Information supplied:
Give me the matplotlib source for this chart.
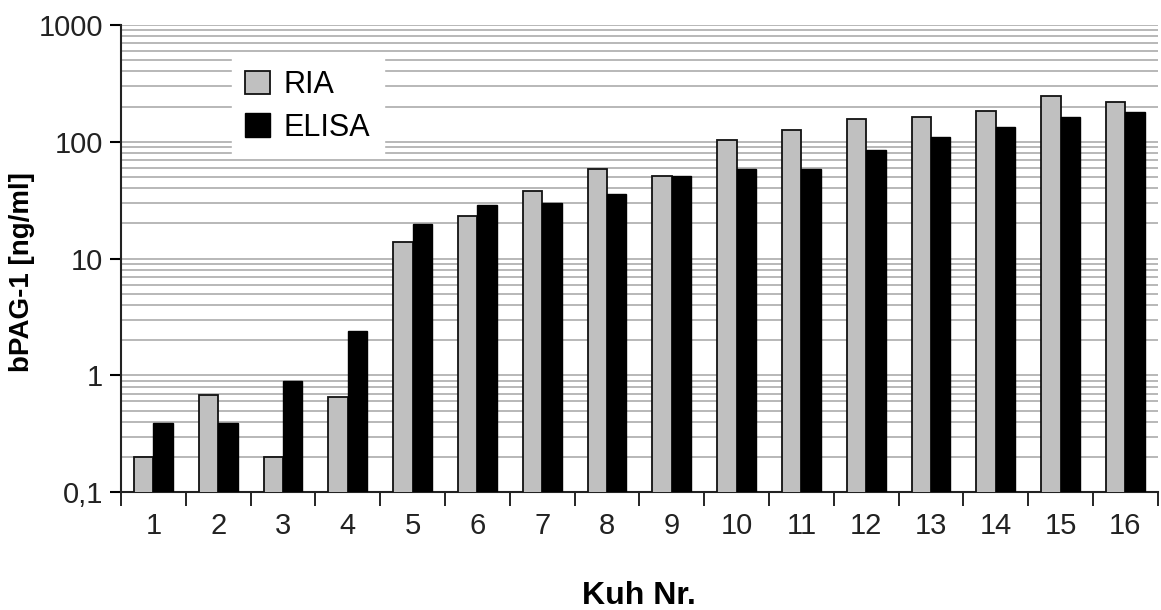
import matplotlib.pyplot as plt
import numpy as np
from matplotlib.ticker import FixedLocator, NullFormatter, LogLocator

plt.rcParams["font.family"] = ["Liberation Sans", "DejaVu Sans"]

cows = [str(i) for i in range(1, 17)]
ria = [0.2, 0.68, 0.2, 0.65, 14, 23, 38, 58, 51, 103, 127, 157, 163, 185, 249, 218]
elisa = [0.39, 0.39, 0.89, 2.4, 19.7, 28.6, 29.7, 35.5, 51, 58, 58, 85, 109, 134, 164, 179]

y_ticks = [0.1, 1, 10, 100, 1000]
y_tick_labels = ["0,1", "1", "10", "100", "1000"]

fig = plt.figure(figsize=(11.61, 6.10), dpi=100)
ax = fig.add_axes([0.1042, 0.193, 0.893, 0.766])

x = np.arange(len(cows))
width = 0.3

ax.bar(x - width / 2, ria, width, color="#c0c0c0", edgecolor="#111111",
       linewidth=1.3, label="RIA", zorder=3)
ax.bar(x + width / 2, elisa, width, color="black", edgecolor="black",
       linewidth=1.0, label="ELISA", zorder=3)

ax.set_yscale("log")
ax.set_ylim(0.1, 1000)
ax.set_xlim(-0.5, len(cows) - 0.5)

ax.yaxis.set_major_locator(FixedLocator(y_ticks))
ax.set_yticklabels(y_tick_labels)
ax.yaxis.set_minor_locator(LogLocator(base=10, subs=np.arange(2, 10)))
ax.yaxis.set_minor_formatter(NullFormatter())
ax.grid(True, which="both", axis="y", color="#b8b8b8", linewidth=1.4, zorder=0)
ax.tick_params(axis="y", which="minor", length=0)
ax.tick_params(axis="y", which="major", length=8, width=1.5, labelsize=21,
               labelcolor="#222222", pad=5)

# category boundaries as ticks, labels at centres
ax.set_xticks(np.arange(-0.5, len(cows), 1.0))
ax.set_xticklabels([])
ax.set_xticks(x, minor=True)
ax.set_xticklabels(cows, minor=True)
ax.tick_params(axis="x", which="major", length=10, width=1.2)
ax.tick_params(axis="x", which="minor", length=0, labelsize=21, pad=14,
               labelcolor="#222222")

for side in ["top", "right"]:
    ax.spines[side].set_visible(False)
for side in ["left", "bottom"]:
    ax.spines[side].set_linewidth(1.5)
    ax.spines[side].set_color("#222222")

ax.set_xlabel("Kuh Nr.", fontsize=23, fontweight="bold", labelpad=30)
ax.set_ylabel("bPAG-1 [ng/ml]", fontsize=20, fontweight="bold")
ax.yaxis.set_label_coords(-0.083, 0.471)

leg = ax.legend(loc="upper left", bbox_to_anchor=(0.092, 0.965), frameon=True,
                fontsize=22, handlelength=0.8, handleheight=0.8, handletextpad=0.45,
                labelspacing=0.4, borderpad=0.45, fancybox=False)
leg.get_frame().set_edgecolor("white")
leg.get_frame().set_facecolor("white")
leg.get_frame().set_alpha(1)
leg.set_zorder(5)

fig.savefig("out.png", dpi=100)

Exercise description:
Quote the listing above in full, except for the pictures.

Expected answer:
Give me the matplotlib source for this chart.
import matplotlib.pyplot as plt
import numpy as np
from matplotlib.ticker import FixedLocator, NullFormatter, LogLocator

plt.rcParams["font.family"] = ["Liberation Sans", "DejaVu Sans"]

cows = [str(i) for i in range(1, 17)]
ria = [0.2, 0.68, 0.2, 0.65, 14, 23, 38, 58, 51, 103, 127, 157, 163, 185, 249, 218]
elisa = [0.39, 0.39, 0.89, 2.4, 19.7, 28.6, 29.7, 35.5, 51, 58, 58, 85, 109, 134, 164, 179]

y_ticks = [0.1, 1, 10, 100, 1000]
y_tick_labels = ["0,1", "1", "10", "100", "1000"]

fig = plt.figure(figsize=(11.61, 6.10), dpi=100)
ax = fig.add_axes([0.1042, 0.193, 0.893, 0.766])

x = np.arange(len(cows))
width = 0.3

ax.bar(x - width / 2, ria, width, color="#c0c0c0", edgecolor="#111111",
       linewidth=1.3, label="RIA", zorder=3)
ax.bar(x + width / 2, elisa, width, color="black", edgecolor="black",
       linewidth=1.0, label="ELISA", zorder=3)

ax.set_yscale("log")
ax.set_ylim(0.1, 1000)
ax.set_xlim(-0.5, len(cows) - 0.5)

ax.yaxis.set_major_locator(FixedLocator(y_ticks))
ax.set_yticklabels(y_tick_labels)
ax.yaxis.set_minor_locator(LogLocator(base=10, subs=np.arange(2, 10)))
ax.yaxis.set_minor_formatter(NullFormatter())
ax.grid(True, which="both", axis="y", color="#b8b8b8", linewidth=1.4, zorder=0)
ax.tick_params(axis="y", which="minor", length=0)
ax.tick_params(axis="y", which="major", length=8, width=1.5, labelsize=21,
               labelcolor="#222222", pad=5)

# category boundaries as ticks, labels at centres
ax.set_xticks(np.arange(-0.5, len(cows), 1.0))
ax.set_xticklabels([])
ax.set_xticks(x, minor=True)
ax.set_xticklabels(cows, minor=True)
ax.tick_params(axis="x", which="major", length=10, width=1.2)
ax.tick_params(axis="x", which="minor", length=0, labelsize=21, pad=14,
               labelcolor="#222222")

for side in ["top", "right"]:
    ax.spines[side].set_visible(False)
for side in ["left", "bottom"]:
    ax.spines[side].set_linewidth(1.5)
    ax.spines[side].set_color("#222222")

ax.set_xlabel("Kuh Nr.", fontsize=23, fontweight="bold", labelpad=30)
ax.set_ylabel("bPAG-1 [ng/ml]", fontsize=20, fontweight="bold")
ax.yaxis.set_label_coords(-0.083, 0.471)

leg = ax.legend(loc="upper left", bbox_to_anchor=(0.092, 0.965), frameon=True,
                fontsize=22, handlelength=0.8, handleheight=0.8, handletextpad=0.45,
                labelspacing=0.4, borderpad=0.45, fancybox=False)
leg.get_frame().set_edgecolor("white")
leg.get_frame().set_facecolor("white")
leg.get_frame().set_alpha(1)
leg.set_zorder(5)

fig.savefig("out.png", dpi=100)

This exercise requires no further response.